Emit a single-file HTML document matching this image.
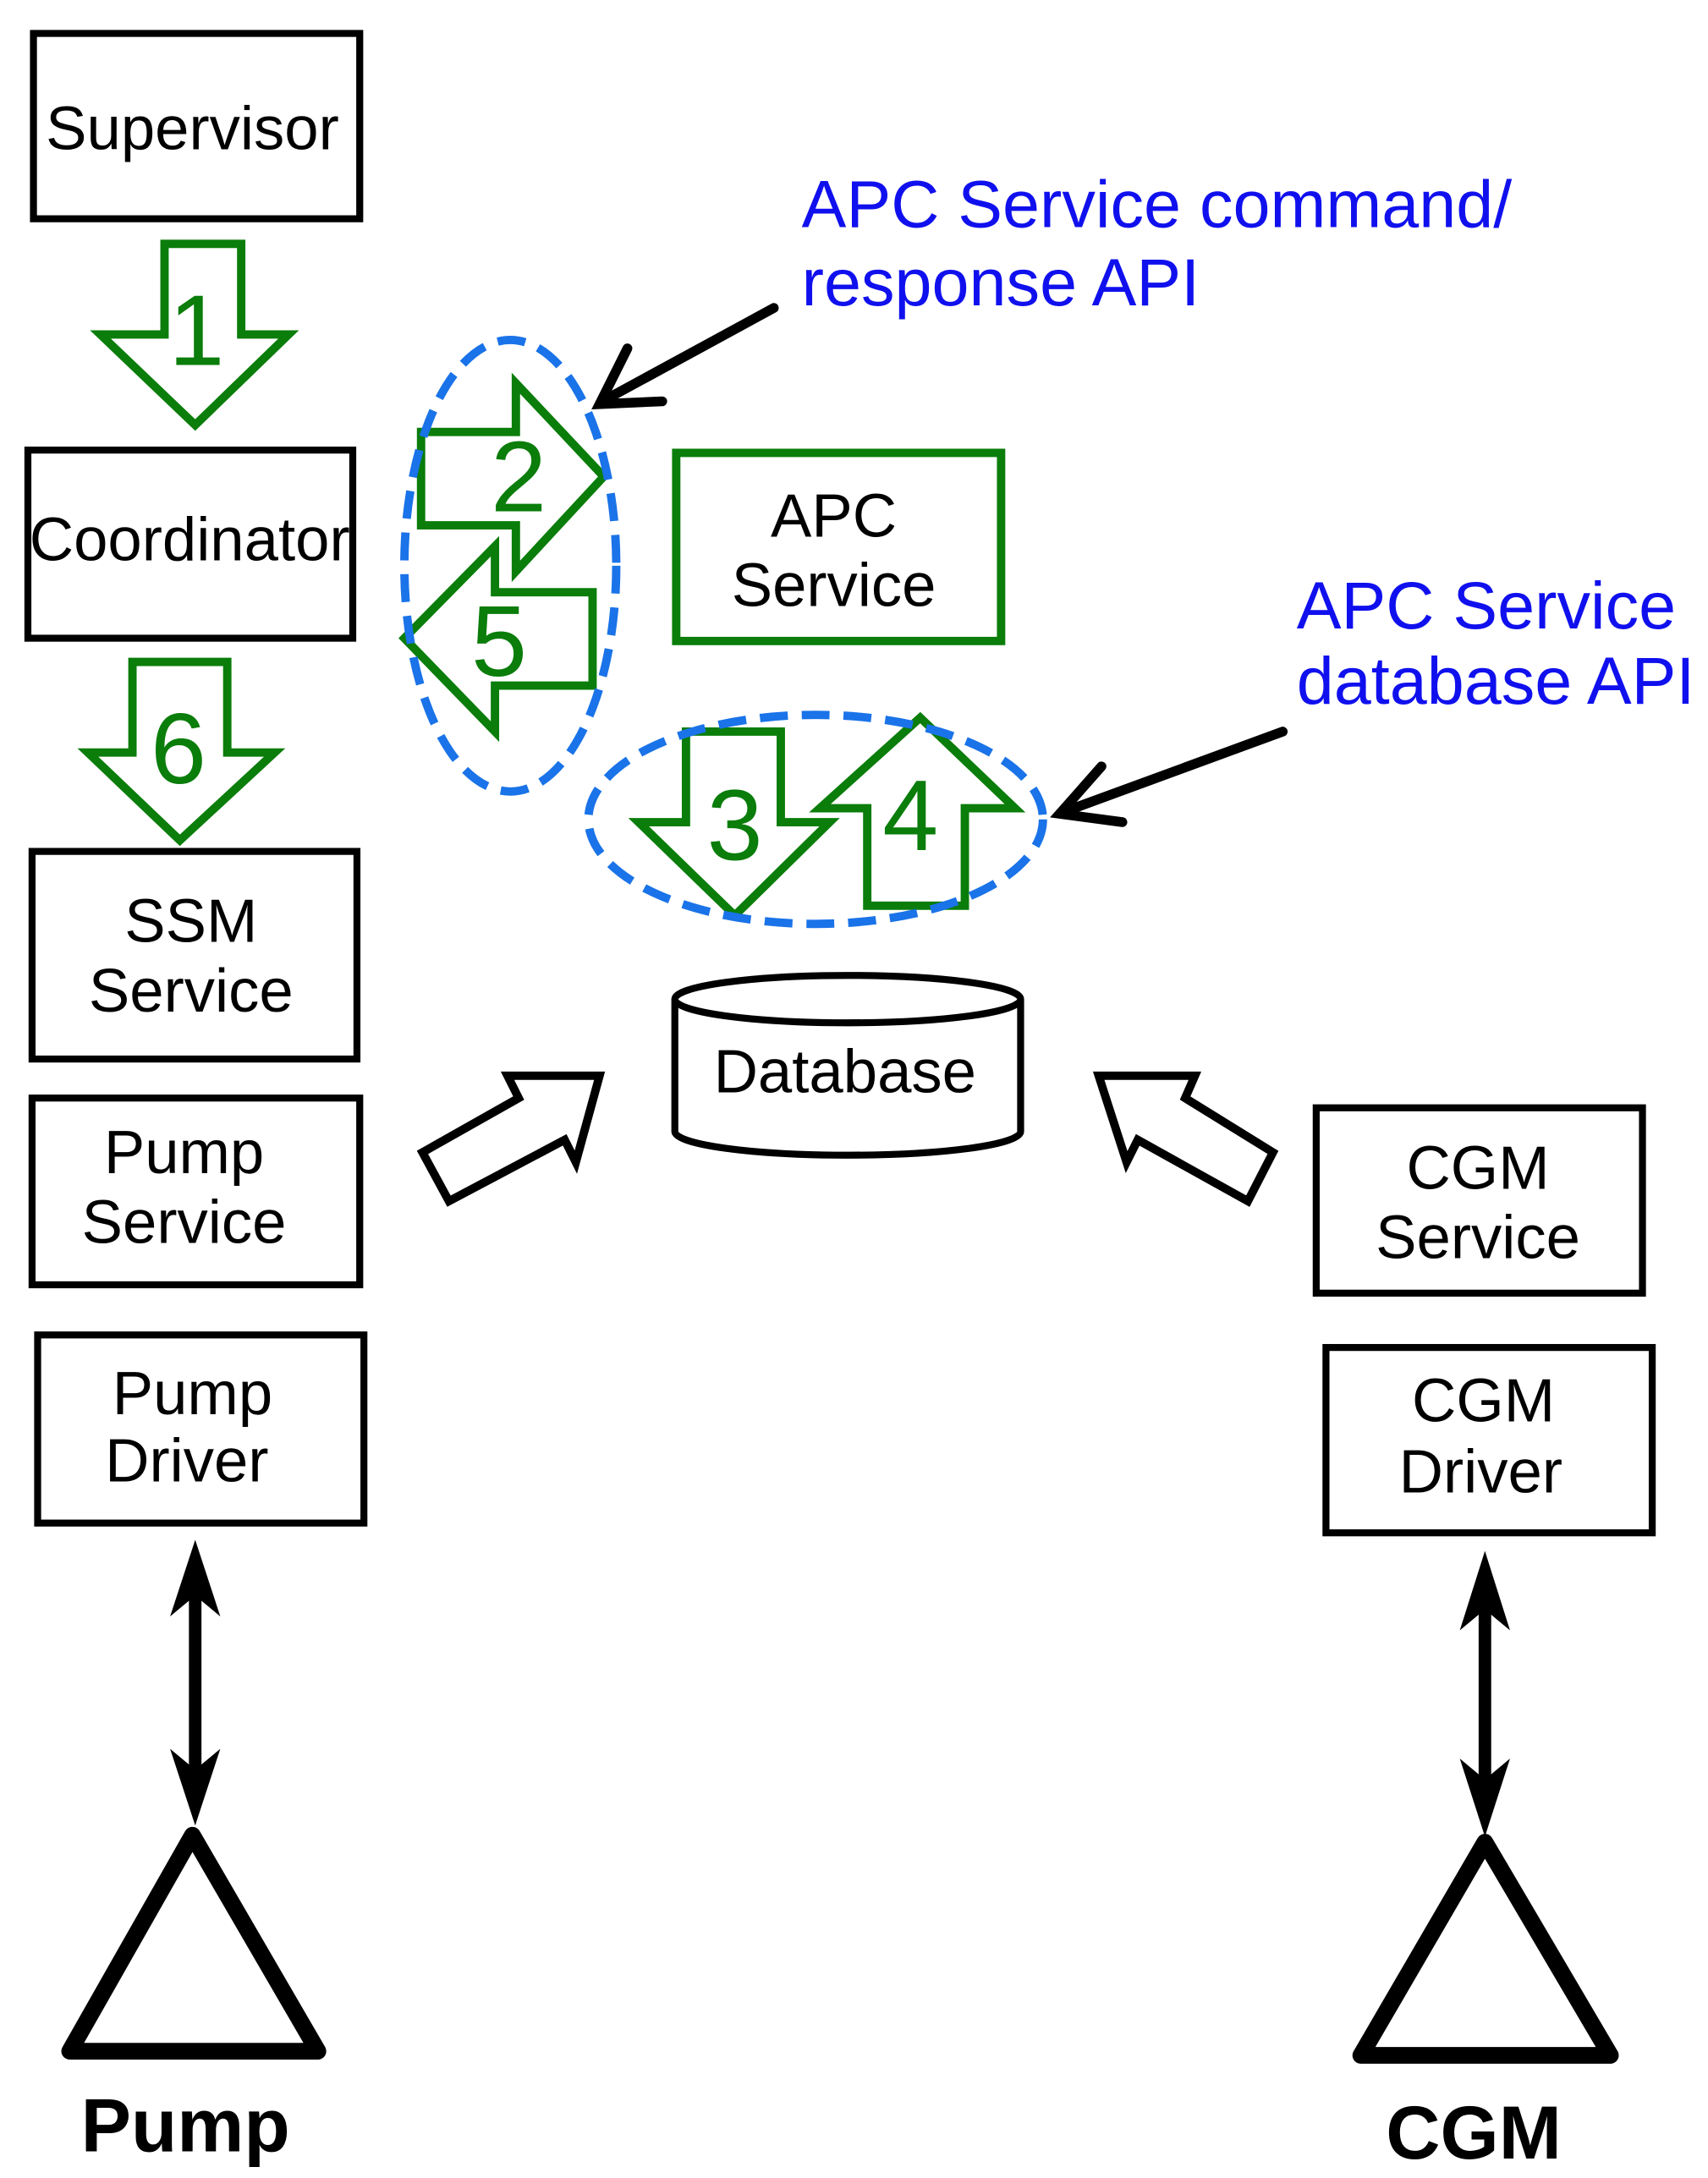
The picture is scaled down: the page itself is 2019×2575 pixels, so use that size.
<!DOCTYPE html>
<html><head><meta charset="utf-8"><style>
html,body{margin:0;padding:0;background:#fff;}
svg{display:block;}
text{font-family:"Liberation Sans",Arial,sans-serif;}
</style></head><body>
<svg width="2019" height="2575" viewBox="0 0 1225 1563" preserveAspectRatio="none" xmlns="http://www.w3.org/2000/svg">
<g fill="none" stroke="#000" stroke-width="5">
<rect x="24" y="24" width="234" height="133"/>
<rect x="20" y="323" width="233" height="135"/>
<rect x="23" y="611" width="233" height="149"/>
<rect x="23" y="788" width="235" height="134"/>
<rect x="27" y="958" width="234" height="135"/>
<rect x="944" y="795" width="234" height="133"/>
<rect x="951" y="967" width="234" height="133"/>
</g>
<rect x="485" y="325" width="233" height="135" fill="none" stroke="#0a7d0a" stroke-width="6"/>
<!-- database -->
<g fill="#fff" stroke="#000" stroke-width="5">
<path d="M484,717 L484,812 A124,17 0 0 0 732,812 L732,717"/>
<ellipse cx="608" cy="717" rx="124" ry="17"/>
</g>
<g font-size="44" fill="#000" text-anchor="middle">
<text x="138" y="107">Supervisor</text>
<text x="136" y="402">Coordinator</text>
<text x="137" y="676">SSM</text>
<text x="137" y="726">Service</text>
<text x="132" y="842">Pump</text>
<text x="132" y="892">Service</text>
<text x="138" y="1015">Pump</text>
<text x="134" y="1063">Driver</text>
<text x="1060" y="853">CGM</text>
<text x="1060" y="903">Service</text>
<text x="1064" y="1020">CGM</text>
<text x="1062" y="1071">Driver</text>
<text x="598" y="385">APC</text>
<text x="598" y="435">Service</text>
<text x="606" y="784">Database</text>
</g>
<g font-size="54" font-weight="bold" fill="#000" text-anchor="middle">
<text x="133" y="1544">Pump</text>
<text x="1057" y="1549">CGM</text>
</g>
<!-- hollow black arrows -->
<g fill="#fff" stroke="#000" stroke-width="6" stroke-linejoin="miter">
<path d="M303,827 L372,788 L364,772 L430,772 L413,834 L405,818 L322,862 Z"/>
<path d="M913,827 L850,788 L857,772 L788,772 L808,834 L816,818 L895,862 Z"/>
</g>
<!-- double arrows -->
<g stroke="#000" stroke-width="9" fill="none">
<line x1="140" y1="1140" x2="140" y2="1280"/>
<line x1="1065" y1="1150" x2="1065" y2="1285"/>
</g>
<g fill="#000">
<polygon points="140,1105 122,1160 140,1145 158,1160"/>
<polygon points="140,1310 122,1255 140,1270 158,1255"/>
<polygon points="1065,1113 1047,1170 1065,1155 1083,1170"/>
<polygon points="1065,1318 1047,1262 1065,1277 1083,1262"/>
</g>
<g fill="none" stroke="#000" stroke-width="12" stroke-linejoin="round">
<polygon points="138,1317 50,1472 228,1472"/>
<polygon points="1065,1322 976,1475 1155,1475"/>
</g>
<!-- green arrows -->
<g fill="#fff" stroke="#0a7d0a" stroke-width="6" stroke-linejoin="miter">
<polygon points="118,175 173,175 173,240 207,240 140,305 72,240 118,240"/>
<polygon points="95,475 163,475 163,540 197,540 129,603 63,540 95,540"/>
<polygon points="302,310 370,310 370,275 433,342 370,410 370,377 302,377"/>
<polygon points="425,425 355,425 355,392 290,458 355,525 355,492 425,492"/>
<polygon points="492,525 560,525 560,590 595,590 527,657 458,590 492,590"/>
<polygon points="622,650 692,650 692,580 728,580 660,515 588,580 622,580"/>
</g>
<g font-size="72" fill="#0a7d0a" text-anchor="middle">
<text x="141" y="262">1</text>
<text x="128" y="562">6</text>
<text x="372" y="367">2</text>
<text x="358" y="485">5</text>
<text x="527" y="617">3</text>
<text x="653" y="610">4</text>
</g>
<!-- blue dashed ellipses -->
<g fill="none" stroke="#1a73e8" stroke-width="6" stroke-dasharray="20,10">
<ellipse cx="366" cy="406" rx="76" ry="162"/>
<ellipse cx="585" cy="588" rx="163" ry="75"/>
</g>
<!-- black pointer arrows -->
<g stroke="#000" stroke-width="7" fill="none" stroke-linecap="round">
<line x1="555" y1="221" x2="432" y2="288"/>
<polyline points="450,250 430,290 475,288"/>
<line x1="920" y1="525" x2="762" y2="583"/>
<polyline points="790,550 760,584 805,590"/>
</g>
<g font-size="48" fill="#1010ee">
<text x="575" y="163">APC Service command/</text>
<text x="575" y="219">response API</text>
<text x="930" y="451">APC Service</text>
<text x="930" y="505">database API</text>
</g>
</svg>
</body></html>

──────────────────────────────

What you need to do — Check each line of the data above for the string "size" and report only how many lines have it.

Exercise output — 5